MMORPGs as a Social Exercise?

In today’s get up and go-go world there are a lot of people turning to the digital medium in order to fulfill certain parts of their lives. For example email and social networks have completely made writing an actual paper mail obsolete. I mean, who seriously does that these days? I think my gramgram (grandma)¬†does, but that’s beside the point. In this world, right now, there are people who turn to digital pleasures because they don’t have time for the “real” version of such. Does this hold some truth for MMORPGs as well?

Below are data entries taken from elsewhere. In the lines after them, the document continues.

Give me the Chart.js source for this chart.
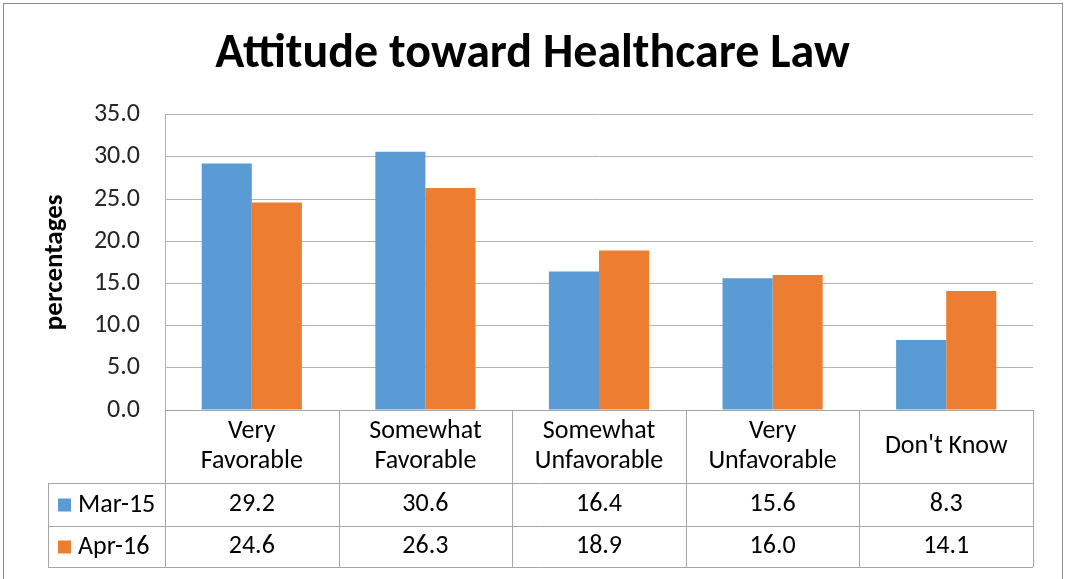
<!DOCTYPE html>
<html>
<head>
<meta charset="utf-8">
<title>Attitude toward Healthcare Law</title>
<script src="https://cdn.jsdelivr.net/npm/chart.js@4/dist/chart.umd.min.js"></script>
<style>
  html, body { margin: 0; padding: 0; background: #fff; }
  #wrap { width: 1065px; height: 579px; position: relative; }
</style>
</head>
<body>
<div id="wrap"><canvas id="healthChart"></canvas></div>
<script>
var categories = [["Very", "Favorable"], ["Somewhat", "Favorable"], ["Somewhat", "Unfavorable"], ["Very", "Unfavorable"], ["Don't Know"]];
var seriesNames = ["Mar-15", "Apr-16"];
var mar15 = [29.2, 30.6, 16.4, 15.6, 8.3];
var apr16 = [24.6, 26.3, 18.9, 16.0, 14.1];
var yTicks = [0, 5, 10, 15, 20, 25, 30, 35];

var FONT = "Carlito, Calibri, Lato, sans-serif";
var LINE = "#a6a6a6";

// data table under the plot, excel style
var dataTable = {
    id: "dataTable",
    afterDraw: function (chart) {
        var c = chart.ctx;
        var area = chart.chartArea;
        var n = categories.length;
        var w = (area.right - area.left) / n;
        var rows = [area.bottom, 483, 526, 567];
        var legendLeft = 48;

        c.save();
        c.strokeStyle = LINE;
        c.lineWidth = 1;
        c.beginPath();
        // horizontal rules
        c.moveTo(area.left, rows[0] + 0.5); c.lineTo(area.right, rows[0] + 0.5);
        for (var r = 1; r < rows.length; r++) {
            c.moveTo(legendLeft, rows[r] + 0.5);
            c.lineTo(area.right, rows[r] + 0.5);
        }
        // vertical rules
        c.moveTo(legendLeft + 0.5, rows[1]); c.lineTo(legendLeft + 0.5, rows[3]);
        for (var i = 0; i <= n; i++) {
            var x = Math.round(area.left + i * w) + 0.5;
            c.moveTo(x, rows[0]); c.lineTo(x, rows[3]);
        }
        c.stroke();

        c.fillStyle = "#000";
        c.font = "26px " + FONT;
        c.textAlign = "center";
        c.textBaseline = "middle";
        var headMid = (rows[0] + rows[1]) / 2;
        var lh = 30;
        categories.forEach(function (lab, i) {
            var cx = area.left + (i + 0.5) * w;
            var top = headMid - (lab.length - 1) * lh / 2;
            lab.forEach(function (t, k) { c.fillText(t, cx, top + k * lh); });
        });

        var series = [mar15, apr16];
        series.forEach(function (vals, s) {
            var cy = (rows[s + 1] + rows[s + 2]) / 2;
            c.textAlign = "center";
            vals.forEach(function (v, i) {
                c.fillText(v.toFixed(1), area.left + (i + 0.5) * w, cy);
            });
            var ds = chart.data.datasets[s];
            c.fillStyle = ds.backgroundColor;
            c.fillRect(58, cy - 6, 13, 13);
            c.fillStyle = "#000";
            c.textAlign = "left";
            c.fillText(seriesNames[s], 78, cy + 1);
        });

        // outer frame
        c.strokeStyle = "#8c8c8c";
        c.strokeRect(3.5, 3.5, 1059, 590);
        c.restore();
    }
};

var ctx = document.getElementById("healthChart").getContext("2d");
var myChart = new Chart(ctx, {
    type: "bar",
    data: {
        labels: categories,
        datasets: [
            { label: seriesNames[0], data: mar15, backgroundColor: "#5b9bd5" },
            { label: seriesNames[1], data: apr16, backgroundColor: "#ed7d31" }
        ]
    },
    options: {
        responsive: true,
        maintainAspectRatio: false,
        animation: false,
        layout: { padding: { left: 0, right: 0, top: 0, bottom: 169 } },
        datasets: { bar: { categoryPercentage: 0.577, barPercentage: 1 } },
        scales: {
            x: { display: false },
            y: {
                min: 0,
                max: 35,
                afterBuildTicks: function (scale) {
                    scale.ticks = yTicks.map(function (v) { return { value: v }; });
                },
                afterFit: function (scale) { scale.width = 165; },
                grid: { color: "#b3b3b3", drawTicks: false },
                border: { display: true, color: "#b3b3b3" },
                ticks: {
                    padding: 25,
                    color: "#262626",
                    font: { family: FONT, size: 26 },
                    callback: function (v) { return Number(v).toFixed(1); }
                },
                title: {
                    display: true,
                    text: "percentages",
                    color: "#000",
                    font: { family: FONT, size: 27, weight: "bold" },
                    padding: { top: 39, bottom: 0 }
                }
            },
            // empty right-hand strip so the title centres on the full width
            yRight: {
                position: "right",
                display: true,
                min: 0,
                max: 35,
                grid: { display: false },
                border: { display: false },
                ticks: { display: false },
                afterFit: function (scale) { scale.width = 32; }
            }
        },
        plugins: {
            legend: { display: false },
            tooltip: { enabled: false },
            title: {
                display: true,
                text: "Attitude toward Healthcare Law",
                color: "#000",
                font: { family: FONT, size: 48, weight: "bold" },
                padding: { top: 26, bottom: 31 }
            }
        }
    },
    plugins: [dataTable]
});
</script>
</body>
</html>
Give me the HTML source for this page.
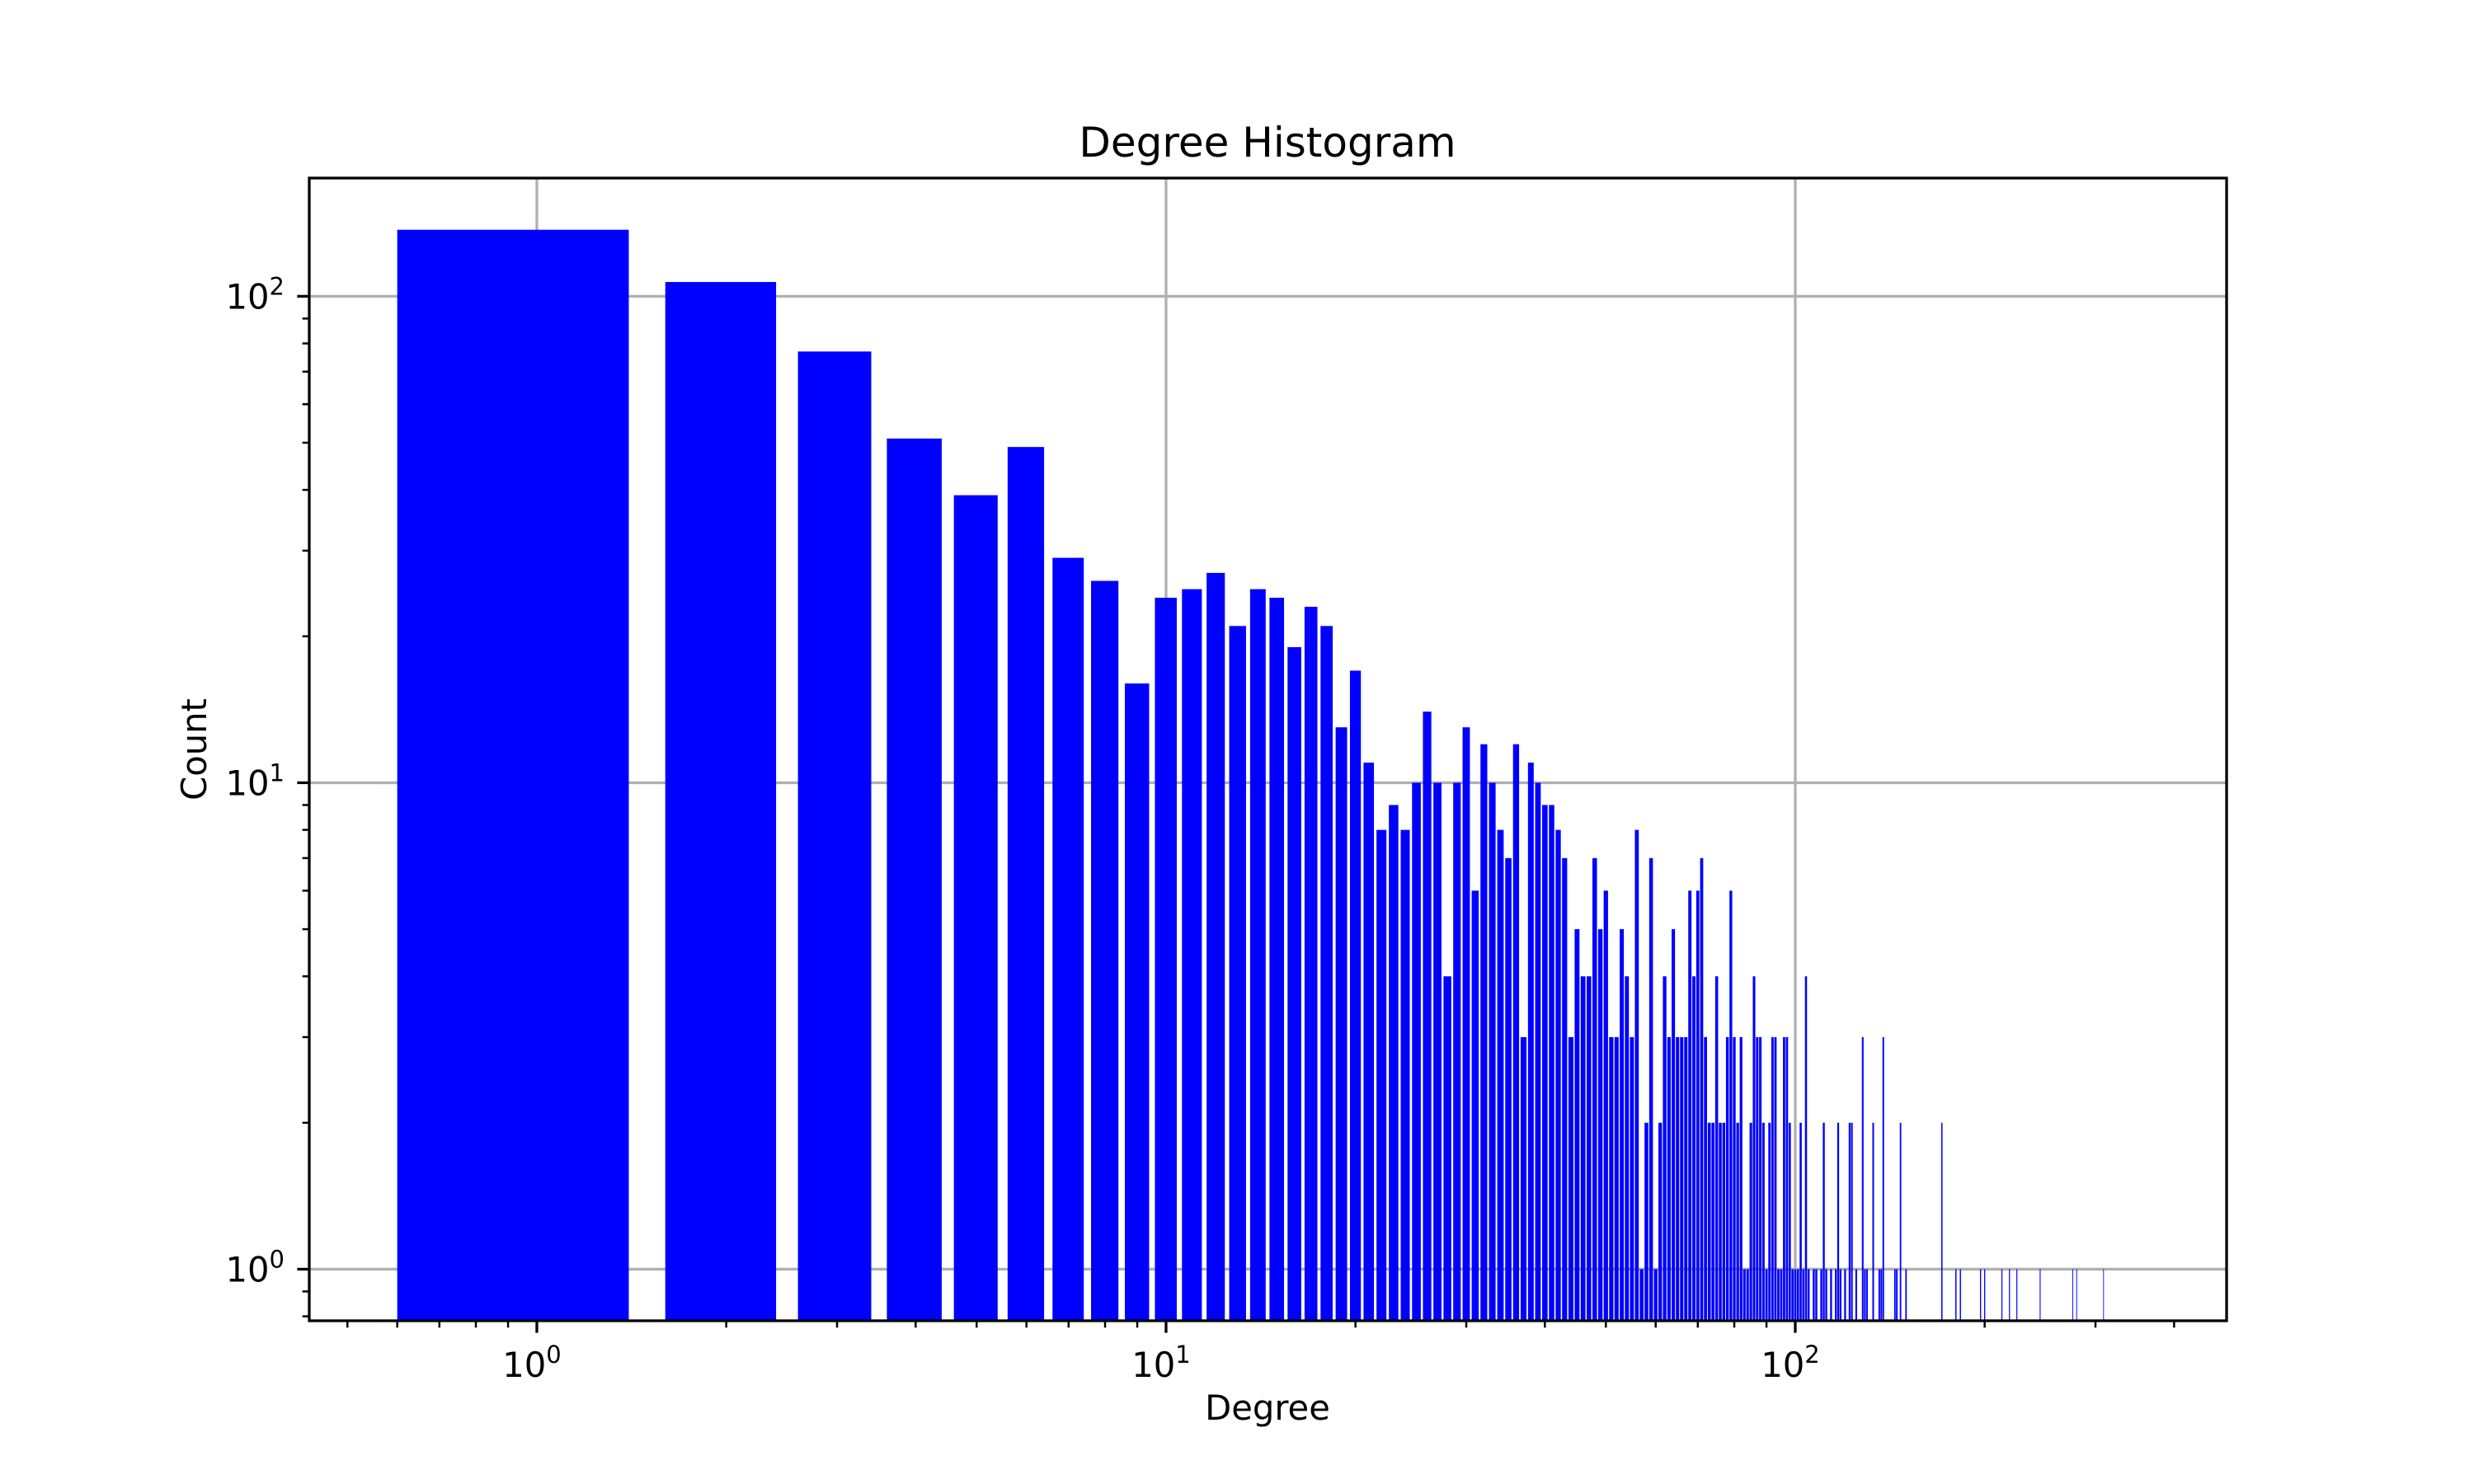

The MMORPG is no stranger to criticism, and it’s certainly no stranger to publicity. Beginning back in the Everquest era, MMORPGs began gaining media attention as wasteful timesinks for children who were, in turn, neglecting their homework, and, more importantly, their daily exercise. When a child was sitting at the computer for hours upon hours at a computer how much exercise were they actually getting? Well, aside from rapid finger movements while typing the answer is el zilcho, nada, none.

Now fast forward to the present day, a time when World of Warcraft has subscription numbers in the millions and there are about 40 other well established MMORPGs to choose from. Does the truth of yesteryears still hold today? Well yes and no. We still have the same children who are essentially spending hours upon hours in these virtual worlds wasting away their youth. It can actually be a bit depressing when you see somebody like that; however, due to the popularity of such titles like World of Warcraft and Lord of the Rings Online we are beginning to see a new type of player. Somebody who maybe just wants to play as a sort of social exercise. Housewives, fathers, business types of all ages/races/sexes and grandparents are now venturing into the online worlds to meet some of that social desire that we as human beings require. Instead of actually going out to a bar at night, instead they log onto World of Warcraft or Second Life to get that same feeling of belonging.

Naturally, this isn’t as widespread as I probably made it seem in my last paragraph, but that’s not to say it’s not happening more and more often. A lot of people seem to think that MMORPGs have a height limit, that only a certain amount of the population will find an interest in them. However, I disagree. As the average American and European gets busier and busier with their work there will probably be a sharp increase in MMORPG subscriptions. Sometimes you are just too tired to head out to your local bar y’know? I am guilty of doing this on more than a few occasions.

Thoughts, comments, random words of wisdom? You know where to leave em. :)

2 Comments

  1. I’ve often thought that the game was just something to do while chatting with other people, and perhaps as a way to meet them. This probably differs between games, but in the one I played most (Asheron’s Call) you often spent long periods of time in the same area, and generally weren’t so hard pressed that you couldn’t easily chat. (The exception being mages, which required more interaction to play.)

    Another aspect to this is that when you stop playing a particular game, you can easily lose contact with the people you’ve met. Being able to access external chat systems from the games would be cool. Then if one of your friends moves to a different game, you could still chat while playing.